Six weeks end to end. About 4,000 lines of code touched. Zero production incidents during the migration.
What I’d watch out for
The pattern has two failure modes if you’re not careful:
-
Enum sprawl. Twenty error codes is fine. Eighty is a different switch problem with a different shape. Resist the urge to add codes for nuance; if the orchestration treats two codes the same way, they should be the same code.
-
Adapter drift. Two partners with similar errors should map to the same code.

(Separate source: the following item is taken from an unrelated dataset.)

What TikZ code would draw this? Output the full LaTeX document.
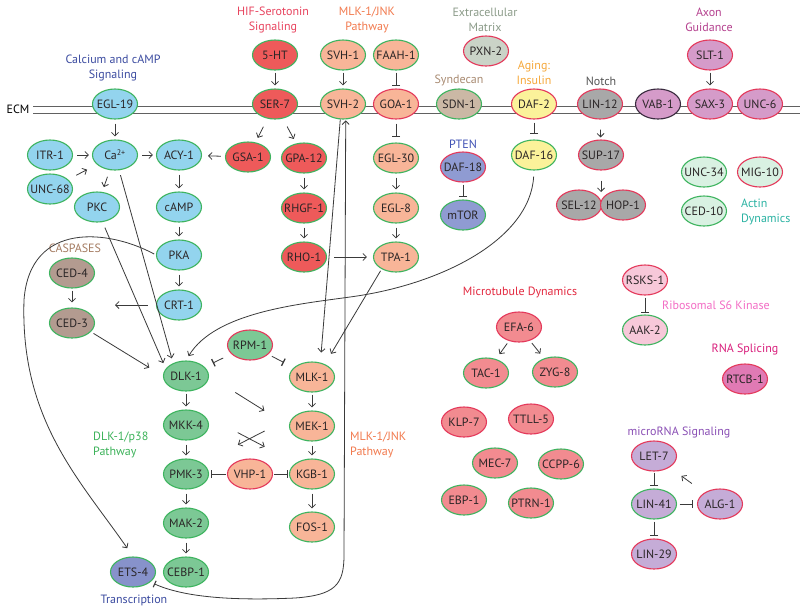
\documentclass[tikz,border=0pt]{standalone}
\usepackage{fontspec}
\setmainfont{PT Sans}
\usetikzlibrary{shapes.geometric,arrows.meta,calc}
\definecolor{txt}{HTML}{2A2526}
\definecolor{lc}{HTML}{3A3A3A}
\definecolor{bG}{HTML}{3EB45F}
\definecolor{bR}{HTML}{E4395B}
\definecolor{bK}{HTML}{3A2B3F}
\definecolor{fCalc}{HTML}{93D4EE}
\definecolor{fSer}{HTML}{EE5A5A}
\definecolor{fSal}{HTML}{F8B598}
\definecolor{fGrn}{HTML}{7CC895}
\definecolor{fLgr}{HTML}{D9F1E2}
\definecolor{fGry}{HTML}{A8A8A8}
\definecolor{fAxn}{HTML}{D59BC9}
\definecolor{fYel}{HTML}{FBF29A}
\definecolor{fPer}{HTML}{8F9BD2}
\definecolor{fTan}{HTML}{CBB8A5}
\definecolor{fEcm}{HTML}{CAD3C7}
\definecolor{fCed}{HTML}{B39B90}
\definecolor{fMic}{HTML}{F28B90}
\definecolor{fLpk}{HTML}{F7C8D9}
\definecolor{fMag}{HTML}{E07AB4}
\definecolor{fLav}{HTML}{C5ACD7}
\definecolor{fEts}{HTML}{8792CB}
\definecolor{cCalc}{HTML}{3B4BA0}
\definecolor{cHIF}{HTML}{E8435E}
\definecolor{cMLK}{HTML}{F27A4E}
\definecolor{cECMt}{HTML}{8C9C8A}
\definecolor{cSyn}{HTML}{A98B72}
\definecolor{cAging}{HTML}{F6A83A}
\definecolor{cNotch}{HTML}{555555}
\definecolor{cAxon}{HTML}{B5418F}
\definecolor{cPTEN}{HTML}{3F51B5}
\definecolor{cActin}{HTML}{2BB3A3}
\definecolor{cCasp}{HTML}{A57C62}
\definecolor{cMicro}{HTML}{E3283F}
\definecolor{cRibo}{HTML}{F36DC5}
\definecolor{cRNA}{HTML}{D91F7C}
\definecolor{cmiR}{HTML}{8A4FB5}
\definecolor{cDLK}{HTML}{3DB35A}
\newcommand{\mkgene}[5]{\node[gene,#1] (#2) at (#3,#4) {\makebox[0pt]{#5}};}
\begin{document}
\begin{tikzpicture}[x=1pt,y=-1pt,
  gene/.style={ellipse, draw, line width=1.1pt, minimum width=45pt, minimum height=30pt, inner sep=0pt, font=\fontsize{12}{14}\selectfont, text=txt},
  gb/.style={draw=bG}, rb/.style={draw=bR},
  lab/.style={font=\fontsize{12}{15}\selectfont, align=center, inner sep=0pt},
  arr/.style={draw=lc, line width=0.8pt, -{Straight Barb[length=3.5pt,width=7pt]}, shorten <=4pt, shorten >=3pt},
  inh/.style={draw=lc, line width=0.8pt, -{Bar[width=8pt,line width=1.3pt]}, shorten <=3pt, shorten >=3pt},
  ecm/.style={draw=lc!80, line width=0.8pt}
]
\useasboundingbox (0,0) rectangle (800,614);
\fill[white] (0,0) rectangle (800,614);

% ECM membrane
\node[lab] (ecmlab) at (18,109) {ECM};
\draw[ecm] (33,106) -- (800,106);
\draw[ecm] (33,113) -- (800,113);

% labels
\node[lab,text=cCalc] (tcalc) at (113,67.5) {Calcium and cAMP\\Signaling};
\node[lab,text=cHIF] (thif) at (273,20) {HIF-Serotonin\\Signaling};
\node[lab,text=cMLK] (tmlk) at (367,20) {MLK-1/JNK\\Pathway};
\node[lab,text=cECMt] (tecm) at (485,20) {Extracellular\\Matrix};
\node[lab,text=cSyn] (tsyn) at (459,80) {Syndecan};
\node[lab,text=cAging] (tage) at (534,73) {Aging:\\Insulin};
\node[lab,text=cNotch] (tnotch) at (601,81) {Notch};
\node[lab,text=cAxon] (taxon) at (709,20) {Axon\\Guidance};
\node[lab,text=cPTEN] (tpten) at (463,144) {PTEN};
\node[lab,text=cActin,anchor=west,align=left] (tactin) at (741,211.5) {Actin\\Dynamics};
\node[lab,text=cCasp] (tcasp) at (75,248) {CASPASES};
\node[lab,text=cMicro] (tmicro) at (520,292) {Microtubule Dynamics};
\node[lab,text=cRibo,anchor=west] (tribo) at (662,305) {Ribosomal S6 Kinase};
\node[lab,text=cRNA] (trna) at (745,349) {RNA Splicing};
\node[lab,text=cmiR] (tmir) at (679,432) {microRNA Signaling};
\node[lab,text=cDLK,anchor=west,align=left] (tdlk) at (93,444.5) {DLK-1/p38\\Pathway};
\node[lab,text=cMLK,anchor=west,align=left] (tmlk2) at (350,444.5) {MLK-1/JNK\\Pathway};
\node[lab,text=cCalc] (ttrans) at (134,600) {Transcription};

% calcium / cAMP
\mkgene{gb,fill=fCalc}{egl}{115}{104}{EGL-19}
\mkgene{gb,fill=fCalc}{itr}{50}{155}{ITR-1}
\mkgene{gb,fill=fCalc}{unc68}{50}{189}{UNC-68}
\mkgene{gb,fill=fCalc}{ca}{115}{155}{Ca\textsuperscript{2+}}
\mkgene{gb,fill=fCalc}{acy}{179}{155}{ACY-1}
\mkgene{gb,fill=fCalc}{pkc}{97}{207}{PKC}
\mkgene{gb,fill=fCalc}{camp}{179}{207}{cAMP}
\mkgene{gb,fill=fCalc}{pka}{179}{255}{PKA}
\mkgene{gb,fill=fCalc}{crt}{179}{305}{CRT-1}
% serotonin
\mkgene{gb,fill=fSer}{ht}{275}{55}{5-HT}
\mkgene{gb,fill=fSer}{ser}{275}{104}{SER-7}
\mkgene{gb,fill=fSer}{gsa}{248}{157}{GSA-1}
\mkgene{gb,fill=fSer}{gpa}{304}{158}{GPA-12}
\mkgene{gb,fill=fSer}{rhgf}{304}{208}{RHGF-1}
\mkgene{gb,fill=fSer}{rho}{304}{257}{RHO-1}
% MLK top
\mkgene{gb,fill=fSal}{svh1}{343}{55}{SVH-1}
\mkgene{gb,fill=fSal}{faah}{396}{55}{FAAH-1}
\mkgene{gb,fill=fSal}{svh2}{343}{104}{SVH-2}
\mkgene{rb,fill=fSal}{goa}{396}{104}{GOA-1}
\mkgene{gb,fill=fSal}{egl30}{396}{158}{EGL-30}
\mkgene{gb,fill=fSal}{egl8}{396}{208}{EGL-8}
\mkgene{gb,fill=fSal}{tpa}{396}{257}{TPA-1}
% ECM, syndecan, insulin, PTEN
\mkgene{rb,fill=fEcm}{pxn}{486}{51}{PXN-2}
\mkgene{gb,fill=fTan}{sdn}{459}{104}{SDN-1}
\mkgene{rb,fill=fYel}{daf2}{534}{104}{DAF-2}
\mkgene{gb,fill=fYel}{daf16}{534}{155}{DAF-16}
\mkgene{rb,fill=fPer}{daf18}{463}{167}{DAF-18}
\mkgene{gb,fill=fPer}{mtor}{463}{215}{mTOR}
% Notch
\mkgene{rb,fill=fGry}{lin12}{600}{104}{LIN-12}
\mkgene{rb,fill=fGry}{sup}{601}{155}{SUP-17}
\mkgene{rb,fill=fGry}{sel}{579}{205}{SEL-12}
\mkgene{rb,fill=fGry}{hop}{623}{205}{HOP-1}
% Axon guidance
\mkgene{draw=bK,fill=fAxn}{vab}{658}{104}{VAB-1}
\mkgene{rb,fill=fAxn}{sax}{710}{104}{SAX-3}
\mkgene{rb,fill=fAxn}{unc6}{760}{104}{UNC-6}
\mkgene{rb,fill=fAxn}{slt}{710}{55}{SLT-1}
% Actin
\mkgene{gb,fill=fLgr}{unc34}{704}{172}{UNC-34}
\mkgene{rb,fill=fLgr}{mig}{760}{172}{MIG-10}
\mkgene{gb,fill=fLgr}{ced10}{704}{211}{CED-10}
% caspases
\mkgene{gb,fill=fCed}{ced4}{72}{273}{CED-4}
\mkgene{gb,fill=fCed}{ced3}{72}{323}{CED-3}
% DLK
\mkgene{gb,fill=fGrn}{dlk}{186}{376}{DLK-1}
\mkgene{rb,fill=fGrn}{rpm}{250}{345}{RPM-1}
\mkgene{gb,fill=fGrn}{mkk}{186}{425}{MKK-4}
\mkgene{gb,fill=fGrn}{pmk}{186}{474}{PMK-3}
\mkgene{gb,fill=fGrn}{mak}{186}{523}{MAK-2}
\mkgene{gb,fill=fGrn}{cebp}{186}{572}{CEBP-1}
\mkgene{gb,fill=fEts}{ets}{133}{572}{ETS-4}
\mkgene{rb,fill=fSal}{vhp}{250}{474}{VHP-1}
% MLK
\mkgene{gb,fill=fSal}{mlk}{312}{377}{MLK-1}
\mkgene{gb,fill=fSal}{mek}{312}{426}{MEK-1}
\mkgene{gb,fill=fSal}{kgb}{312}{474}{KGB-1}
\mkgene{gb,fill=fSal}{fos}{312}{527}{FOS-1}
% microtubule
\mkgene{rb,fill=fMic}{efa}{519}{327}{EFA-6}
\mkgene{gb,fill=fMic}{tac}{486}{373}{TAC-1}
\mkgene{gb,fill=fMic}{zyg}{555}{372}{ZYG-8}
\mkgene{rb,fill=fMic}{klp}{464}{422}{KLP-7}
\mkgene{rb,fill=fMic}{ttll}{531}{419}{TTLL-5}
\mkgene{gb,fill=fMic}{mec}{495}{463}{MEC-7}
\mkgene{gb,fill=fMic}{ccpp}{561}{464}{CCPP-6}
\mkgene{gb,fill=fMic}{ebp}{464}{500}{EBP-1}
\mkgene{gb,fill=fMic}{ptrn}{531}{503}{PTRN-1}
% S6K, RNA splicing
\mkgene{rb,fill=fLpk}{rsks}{645}{280}{RSKS-1}
\mkgene{gb,fill=fLpk}{aak}{645}{330}{AAK-2}
\mkgene{rb,fill=fMag}{rtcb}{745}{379}{RTCB-1}
% microRNA
\mkgene{rb,fill=fLav}{let}{654}{456}{LET-7}
\mkgene{gb,fill=fLav}{lin41}{654}{504}{LIN-41}
\mkgene{rb,fill=fLav}{alg}{720}{504}{ALG-1}
\mkgene{rb,fill=fLav}{lin29}{654}{554}{LIN-29}

\coordinate (casp) at (115,305);
\coordinate (selhop) at (601,192);

% edges: calcium
\draw[arr] (egl) -- (ca);
\draw[arr] (itr) -- (ca);
\draw[arr,shorten <=9pt,shorten >=11pt] (unc68) -- (ca);
\draw[arr] (ca) -- (acy);
\draw[arr,shorten >=6pt] (gsa) -- (acy);
\draw[arr,shorten <=7pt,shorten >=5pt] (ca) -- (pkc);
\draw[arr] (acy) -- (camp);
\draw[arr] (camp) -- (pka);
\draw[arr] (pka) -- (crt);
\draw[arr,shorten <=8pt,shorten >=0pt] (crt) -- (casp);
\draw[arr,shorten <=2pt,shorten >=5pt] (ced4) -- (ced3);
\draw[arr,shorten <=3pt,shorten >=16pt] (ced3.-25) -- (dlk.west);
\draw[arr,shorten <=6pt,shorten >=6pt] (pkc.-70) -- (dlk.160);
\draw[arr,shorten <=5pt,shorten >=5pt] (ca.-75) -- (dlk.135);
\draw[arr,shorten <=2pt,shorten >=10pt] (pka.west) .. controls (110,230) and (30,220) .. (24,300) .. controls (20,420) and (80,480) .. (ets.north);
% serotonin
\draw[arr,shorten <=2pt] (ht) -- (ser);
\draw[arr,shorten <=9pt,shorten >=5pt] (ser) -- (gsa);
\draw[arr,shorten <=9pt,shorten >=5pt] (ser) -- (gpa);
\draw[arr] (gpa) -- (rhgf);
\draw[arr] (rhgf) -- (rho);
\draw[arr,shorten <=7pt,shorten >=6pt] (rho) -- (tpa);
% MLK top
\draw[arr,shorten <=2pt] (svh1) -- (svh2);
\draw[inh,shorten <=2pt,shorten >=2pt] (faah) -- (goa);
\draw[inh,shorten <=4pt,shorten >=5pt] (goa) -- (egl30);
\draw[arr] (egl30) -- (egl8);
\draw[arr] (egl8) -- (tpa);
\draw[arr,shorten <=0pt,shorten >=10pt] (svh2.-100) -- (mlk.60);
\draw[arr,shorten <=2pt,shorten >=12pt] (tpa.-140) -- (mlk.45);
% insulin / PTEN / notch / axon
\draw[inh,shorten <=3pt,shorten >=5pt] (daf2) -- (daf16);
\draw[inh,shorten <=2pt,shorten >=2pt] (daf18) -- (mtor);
\draw[arr,shorten <=10pt,shorten >=2pt] (lin12) -- (sup);
\draw[arr,shorten <=10pt,shorten >=0pt] (sup) -- (selhop);
\draw[arr,shorten <=2pt] (slt) -- (sax);
\draw[arr,shorten <=6pt,shorten >=5pt] (daf16.south) .. controls (530,240) and (440,285) .. (350,297) .. controls (300,304) and (215,312) .. (dlk.north);
% DLK / MLK
\draw[inh,shorten <=9pt,shorten >=9pt] (rpm) -- (dlk);
\draw[inh,shorten <=4pt,shorten >=11pt] (rpm) -- (mlk);
\draw[arr,shorten <=31pt,shorten >=29pt] (dlk.east) -- (mek.west);
\draw[arr,shorten <=40pt,shorten >=35pt] (mkk.north east) -- (kgb.north west);
\draw[arr,shorten <=35pt,shorten >=40pt] (mek.north west) -- (pmk.north east);
\draw[arr,shorten <=2pt] (dlk) -- (mkk);
\draw[arr] (mkk) -- (pmk);
\draw[arr] (pmk) -- (mak);
\draw[arr] (mak) -- (cebp);
\draw[inh,shorten <=1pt,shorten >=1.5pt] (vhp) -- (pmk);
\draw[inh,shorten <=1pt,shorten >=1pt] (vhp) -- (kgb);
\draw[arr,shorten <=2pt] (mlk) -- (mek);
\draw[arr] (mek) -- (kgb);
\draw[arr] (kgb) -- (fos);
\draw[draw=lc, line width=0.8pt, {Bar[width=7pt,line width=1.1pt]}-{Straight Barb[length=3.5pt,width=7pt]}, shorten <=4pt, shorten >=1pt] (ets.-30) .. controls (190,600) and (250,600) .. (295,598) .. controls (335,595) and (344,585) .. (344,555) -- (svh2.-80);
% microtubule
\draw[arr,shorten <=3pt,shorten >=6pt] (efa) -- (tac);
\draw[arr,shorten <=3pt,shorten >=6pt] (efa) -- (zyg);
% S6K
\draw[inh,shorten <=2pt,shorten >=1pt] (rsks) -- (aak);
% microRNA
\draw[inh,shorten <=1pt,shorten >=2pt] (let) -- (lin41);
\draw[inh,shorten <=2.5pt,shorten >=3.5pt] (lin41) -- (alg);
\draw[inh,shorten <=2pt,shorten >=2pt] (lin41) -- (lin29);
\draw[arr,shorten <=15.5pt,shorten >=14.5pt] (alg) -- (let);
\end{tikzpicture}
\end{document}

If partner A maps
INSUF_FUNDtoErrInsufficientFundsand partner B mapsLOW_BALto a newErrLowBalance, the orchestration starts caring about the distinction. Code review for adapter PRs should catch this.
What transfers
Any system with multiple downstream providers benefits from the same shape:
- LLM providers (OpenAI vs Anthropic vs Bedrock return different
errors; route them through
ErrRateLimit,ErrModelOverloaded,ErrContextTooLong, etc.). - Payment gateways (Stripe vs Razorpay vs PayU each have their own shape; the orchestration shouldn’t care).
- Cloud APIs (AWS vs GCP vs Azure errors; the multi-cloud client benefits enormously from the pattern).
The first time you write the enum, it feels like over-engineering. The first time you add a new provider in 30 minutes, it pays for itself.